Phase 2: Detailed design and procurement (Weeks 5–12) - Run EMS-driven simulations against actual load profiles to validate dispatch strategies under tariff windows.
- Specify requirements: UL 9540/9540A, UL 1741 SB, IEEE 1547 settings, NFPA 855, NEC 706, SCADA/BMS integration, and cybersecurity standards.
- Issue an RFP with performance metrics (target kW reduction, availability, and annual savings) and request vendor references, warranty terms, and O&M plans.
Phase 3: Interconnection and permitting (Weeks 8–24, overlapping) - Submit interconnection application; coordinate protection settings and export policies (e.g., non-export limits).
- Secure AHJ approval with detailed site plans, hazard mitigation, and emergency response procedures.
- Finalize construction documents and order long-lead equipment.
Phase 4: Installation, commissioning, and M&V (Weeks 16–28) - Install equipment, perform factory and site acceptance tests, and calibrate metering/CTs.
- Commission EMS with tariff logic, peak shave thresholds, and safety interlocks.
- Initiate M&V protocols to validate savings; align reporting with any incentive program requirements.
Phase 5: Operations and optimization (Ongoing) - Monitor dispatch performance weekly; tune thresholds and schedules to reflect seasonal changes.
- Track degradation and plan augmentation if capacity falls below economic targets.
- Evaluate participation in DR or aggregator programs as market rules allow.
Decision frameworks for executives
To decide whether a 100 kWh grid-tied commercial energy storage solution is the right move, apply three filters:
- Tariff-fit filter: Demand charges above ~$12/kW-month or TOU spreads exceeding ~$0.10/kWh often justify storage. If both are present, odds of success increase substantially.
- Load-profile filter: Presence of short-duration peaks and predictable daily cycles suits a 50–100 kW PCS. Highly erratic or flat loads may require different sizing or alternative measures.
- Site-readiness filter: Adequate space, reasonable interconnection complexity, and a cooperative AHJ indicate smoother execution. Constrained sites may require outdoor enclosures or modular architectures.
Practical specifications for a 100 kWh deployment
- Capacity and power: 100 kWh usable with a 75–100 kW PCS for demand shaving and EV spike clipping; consider 50 kW if peaks are lower or arbitrage dominates.
- Chemistry: LFP for safety, thermal stability, and higher cycle life; specify module-level monitoring and thermal propagation barriers.
- Efficiency and controls: Round-trip efficiency ≥ 88%; EMS with adaptive forecasting, SOC management, and tariff-aware dispatch.
- Safety: UL 9540/9540A certified system, NFPA 855-compliant design, integrated fire detection/suppression, and clear emergency procedures.

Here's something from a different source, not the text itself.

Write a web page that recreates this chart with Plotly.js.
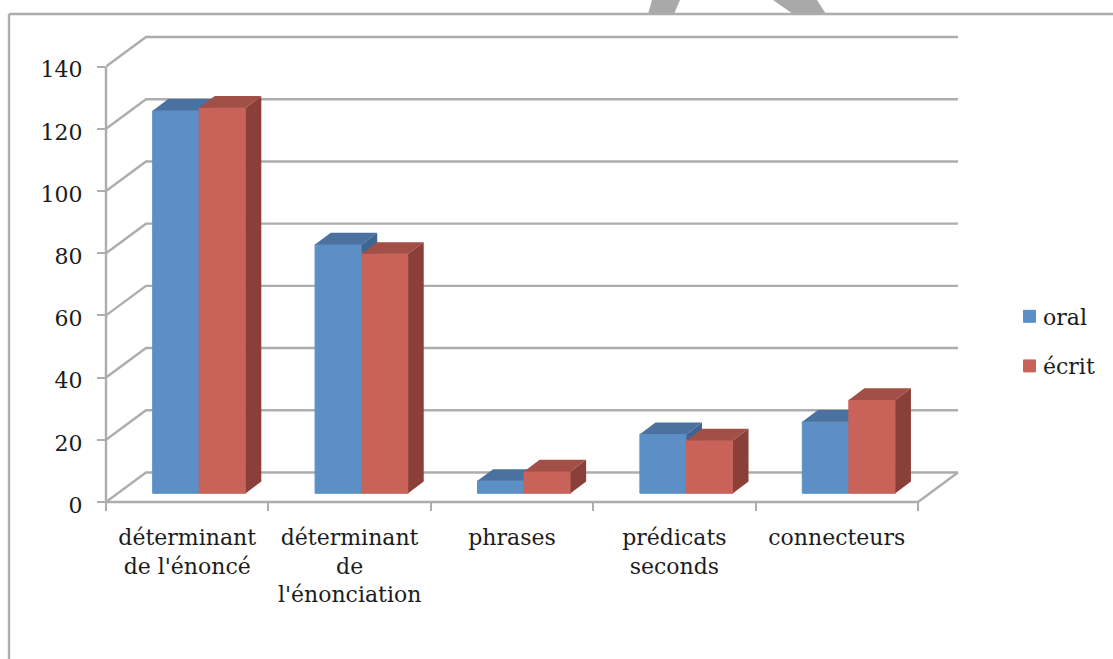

- Compliance: UL 1741 SB PCS, IEEE 1547 interconnection settings, NEC 706 wiring, and utility-approved non-export protection where needed.
- Monitoring: Secure cloud portal with live data, alarms, dispatch logs, and reporting; role-based access and audit trails.
- Commercial terms: 10-year warranty targeting ≥ 70–80% capacity retention; O&M contract with defined response times; optional performance guarantee tied to validated baselines.
Capturing strategic upside beyond direct savings
A grid-tied commercial energy storage solution at 100 kWh lays the groundwork for a broader energy strategy. It can:
- Enable EV expansion without triggering disproportionate demand charges.
- Improve resilience when combined with microgrid controls and selective load prioritization.
- Create optionality to participate in future DER markets as policies mature (e.g., under FERC 2222 aggregation frameworks).
- Support ESG goals by increasing onsite renewable utilization and reducing peak-related emissions intensity.
By aligning technical specifications with tariff structures, modeling realistic savings, and locking in bankable safety and warranty terms, decision-makers can confidently deploy 100 kWh systems as a financially sound step into grid-interactive energy operations.